Return the material word for word. Do not include the pictures.

• **Data excerpt**:
********************

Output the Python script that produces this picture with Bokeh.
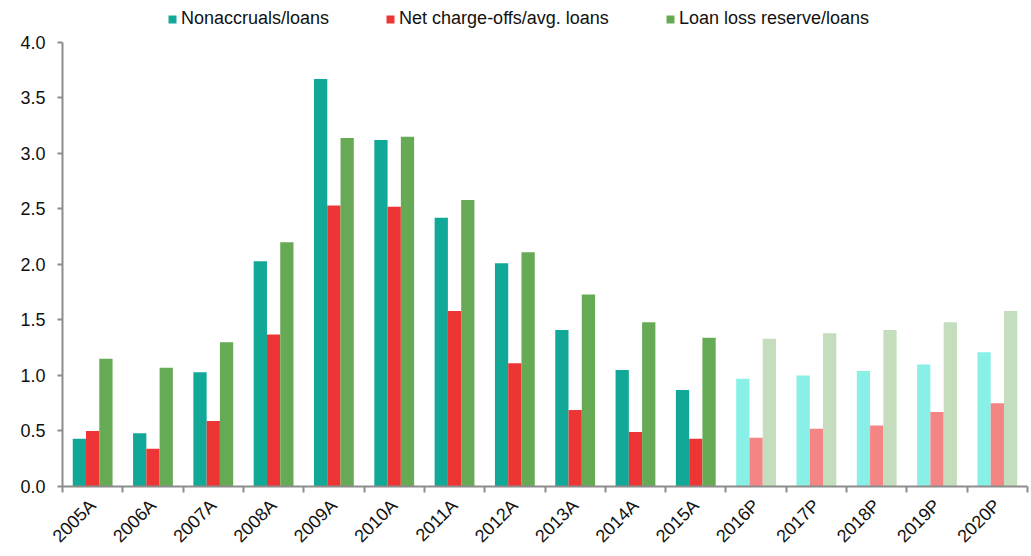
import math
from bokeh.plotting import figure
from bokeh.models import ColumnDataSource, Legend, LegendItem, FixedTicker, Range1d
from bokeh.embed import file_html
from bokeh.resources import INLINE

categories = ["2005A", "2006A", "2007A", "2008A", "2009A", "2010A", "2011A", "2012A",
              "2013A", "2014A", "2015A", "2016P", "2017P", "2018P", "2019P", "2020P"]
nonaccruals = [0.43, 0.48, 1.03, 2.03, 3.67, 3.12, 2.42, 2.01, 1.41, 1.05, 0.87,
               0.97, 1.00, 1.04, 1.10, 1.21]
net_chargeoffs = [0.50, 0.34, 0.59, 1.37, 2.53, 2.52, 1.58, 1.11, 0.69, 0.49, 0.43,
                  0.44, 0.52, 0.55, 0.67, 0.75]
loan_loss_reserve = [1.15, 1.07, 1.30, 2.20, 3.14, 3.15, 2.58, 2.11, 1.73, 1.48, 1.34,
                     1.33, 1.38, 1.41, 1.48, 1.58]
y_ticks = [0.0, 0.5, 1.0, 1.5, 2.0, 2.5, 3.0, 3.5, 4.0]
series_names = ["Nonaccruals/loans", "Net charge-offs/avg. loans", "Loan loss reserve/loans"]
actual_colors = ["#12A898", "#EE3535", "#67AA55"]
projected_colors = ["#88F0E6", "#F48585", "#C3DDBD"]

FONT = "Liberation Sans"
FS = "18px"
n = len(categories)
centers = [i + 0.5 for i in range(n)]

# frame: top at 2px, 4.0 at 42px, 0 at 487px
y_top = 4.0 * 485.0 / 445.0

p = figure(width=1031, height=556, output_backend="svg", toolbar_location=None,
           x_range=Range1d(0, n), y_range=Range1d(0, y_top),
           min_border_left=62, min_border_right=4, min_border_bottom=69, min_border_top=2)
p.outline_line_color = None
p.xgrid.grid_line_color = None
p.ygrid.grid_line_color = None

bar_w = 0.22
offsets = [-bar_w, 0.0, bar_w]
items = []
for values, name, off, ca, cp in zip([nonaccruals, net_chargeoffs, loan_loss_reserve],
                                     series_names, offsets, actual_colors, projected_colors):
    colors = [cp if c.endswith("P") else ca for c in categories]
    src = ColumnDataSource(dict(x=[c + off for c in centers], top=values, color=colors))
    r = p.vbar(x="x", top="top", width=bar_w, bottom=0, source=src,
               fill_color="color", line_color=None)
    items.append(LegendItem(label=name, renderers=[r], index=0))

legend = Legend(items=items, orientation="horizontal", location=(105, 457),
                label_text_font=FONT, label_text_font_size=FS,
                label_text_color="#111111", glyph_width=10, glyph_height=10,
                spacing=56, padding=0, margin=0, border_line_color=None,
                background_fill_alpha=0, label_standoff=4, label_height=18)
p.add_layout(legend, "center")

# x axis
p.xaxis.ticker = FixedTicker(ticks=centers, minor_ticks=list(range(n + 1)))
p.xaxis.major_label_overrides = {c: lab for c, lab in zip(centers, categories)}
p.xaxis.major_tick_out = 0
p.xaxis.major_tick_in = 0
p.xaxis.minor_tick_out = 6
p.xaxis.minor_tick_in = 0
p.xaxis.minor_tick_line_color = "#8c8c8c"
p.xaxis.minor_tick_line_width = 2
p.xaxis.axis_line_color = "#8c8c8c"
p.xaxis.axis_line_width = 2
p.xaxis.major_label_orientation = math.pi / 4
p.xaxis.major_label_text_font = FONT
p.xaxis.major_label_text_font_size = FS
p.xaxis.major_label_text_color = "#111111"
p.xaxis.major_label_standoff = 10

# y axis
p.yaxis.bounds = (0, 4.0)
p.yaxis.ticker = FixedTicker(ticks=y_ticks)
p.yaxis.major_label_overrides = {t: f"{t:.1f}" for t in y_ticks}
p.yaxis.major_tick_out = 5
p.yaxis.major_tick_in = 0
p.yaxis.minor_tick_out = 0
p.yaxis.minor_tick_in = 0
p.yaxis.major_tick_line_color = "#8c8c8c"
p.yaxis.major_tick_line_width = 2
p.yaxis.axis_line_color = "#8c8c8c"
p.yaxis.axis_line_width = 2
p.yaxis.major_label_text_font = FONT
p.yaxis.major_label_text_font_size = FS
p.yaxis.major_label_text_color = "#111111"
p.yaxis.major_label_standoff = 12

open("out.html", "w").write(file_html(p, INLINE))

********************

• **Correct response**:
Output the Python script that produces this picture with Bokeh.
import math
from bokeh.plotting import figure
from bokeh.models import ColumnDataSource, Legend, LegendItem, FixedTicker, Range1d
from bokeh.embed import file_html
from bokeh.resources import INLINE

categories = ["2005A", "2006A", "2007A", "2008A", "2009A", "2010A", "2011A", "2012A",
              "2013A", "2014A", "2015A", "2016P", "2017P", "2018P", "2019P", "2020P"]
nonaccruals = [0.43, 0.48, 1.03, 2.03, 3.67, 3.12, 2.42, 2.01, 1.41, 1.05, 0.87,
               0.97, 1.00, 1.04, 1.10, 1.21]
net_chargeoffs = [0.50, 0.34, 0.59, 1.37, 2.53, 2.52, 1.58, 1.11, 0.69, 0.49, 0.43,
                  0.44, 0.52, 0.55, 0.67, 0.75]
loan_loss_reserve = [1.15, 1.07, 1.30, 2.20, 3.14, 3.15, 2.58, 2.11, 1.73, 1.48, 1.34,
                     1.33, 1.38, 1.41, 1.48, 1.58]
y_ticks = [0.0, 0.5, 1.0, 1.5, 2.0, 2.5, 3.0, 3.5, 4.0]
series_names = ["Nonaccruals/loans", "Net charge-offs/avg. loans", "Loan loss reserve/loans"]
actual_colors = ["#12A898", "#EE3535", "#67AA55"]
projected_colors = ["#88F0E6", "#F48585", "#C3DDBD"]

FONT = "Liberation Sans"
FS = "18px"
n = len(categories)
centers = [i + 0.5 for i in range(n)]

# frame: top at 2px, 4.0 at 42px, 0 at 487px
y_top = 4.0 * 485.0 / 445.0

p = figure(width=1031, height=556, output_backend="svg", toolbar_location=None,
           x_range=Range1d(0, n), y_range=Range1d(0, y_top),
           min_border_left=62, min_border_right=4, min_border_bottom=69, min_border_top=2)
p.outline_line_color = None
p.xgrid.grid_line_color = None
p.ygrid.grid_line_color = None

bar_w = 0.22
offsets = [-bar_w, 0.0, bar_w]
items = []
for values, name, off, ca, cp in zip([nonaccruals, net_chargeoffs, loan_loss_reserve],
                                     series_names, offsets, actual_colors, projected_colors):
    colors = [cp if c.endswith("P") else ca for c in categories]
    src = ColumnDataSource(dict(x=[c + off for c in centers], top=values, color=colors))
    r = p.vbar(x="x", top="top", width=bar_w, bottom=0, source=src,
               fill_color="color", line_color=None)
    items.append(LegendItem(label=name, renderers=[r], index=0))

legend = Legend(items=items, orientation="horizontal", location=(105, 457),
                label_text_font=FONT, label_text_font_size=FS,
                label_text_color="#111111", glyph_width=10, glyph_height=10,
                spacing=56, padding=0, margin=0, border_line_color=None,
                background_fill_alpha=0, label_standoff=4, label_height=18)
p.add_layout(legend, "center")

# x axis
p.xaxis.ticker = FixedTicker(ticks=centers, minor_ticks=list(range(n + 1)))
p.xaxis.major_label_overrides = {c: lab for c, lab in zip(centers, categories)}
p.xaxis.major_tick_out = 0
p.xaxis.major_tick_in = 0
p.xaxis.minor_tick_out = 6
p.xaxis.minor_tick_in = 0
p.xaxis.minor_tick_line_color = "#8c8c8c"
p.xaxis.minor_tick_line_width = 2
p.xaxis.axis_line_color = "#8c8c8c"
p.xaxis.axis_line_width = 2
p.xaxis.major_label_orientation = math.pi / 4
p.xaxis.major_label_text_font = FONT
p.xaxis.major_label_text_font_size = FS
p.xaxis.major_label_text_color = "#111111"
p.xaxis.major_label_standoff = 10

# y axis
p.yaxis.bounds = (0, 4.0)
p.yaxis.ticker = FixedTicker(ticks=y_ticks)
p.yaxis.major_label_overrides = {t: f"{t:.1f}" for t in y_ticks}
p.yaxis.major_tick_out = 5
p.yaxis.major_tick_in = 0
p.yaxis.minor_tick_out = 0
p.yaxis.minor_tick_in = 0
p.yaxis.major_tick_line_color = "#8c8c8c"
p.yaxis.major_tick_line_width = 2
p.yaxis.axis_line_color = "#8c8c8c"
p.yaxis.axis_line_width = 2
p.yaxis.major_label_text_font = FONT
p.yaxis.major_label_text_font_size = FS
p.yaxis.major_label_text_color = "#111111"
p.yaxis.major_label_standoff = 12

open("out.html", "w").write(file_html(p, INLINE))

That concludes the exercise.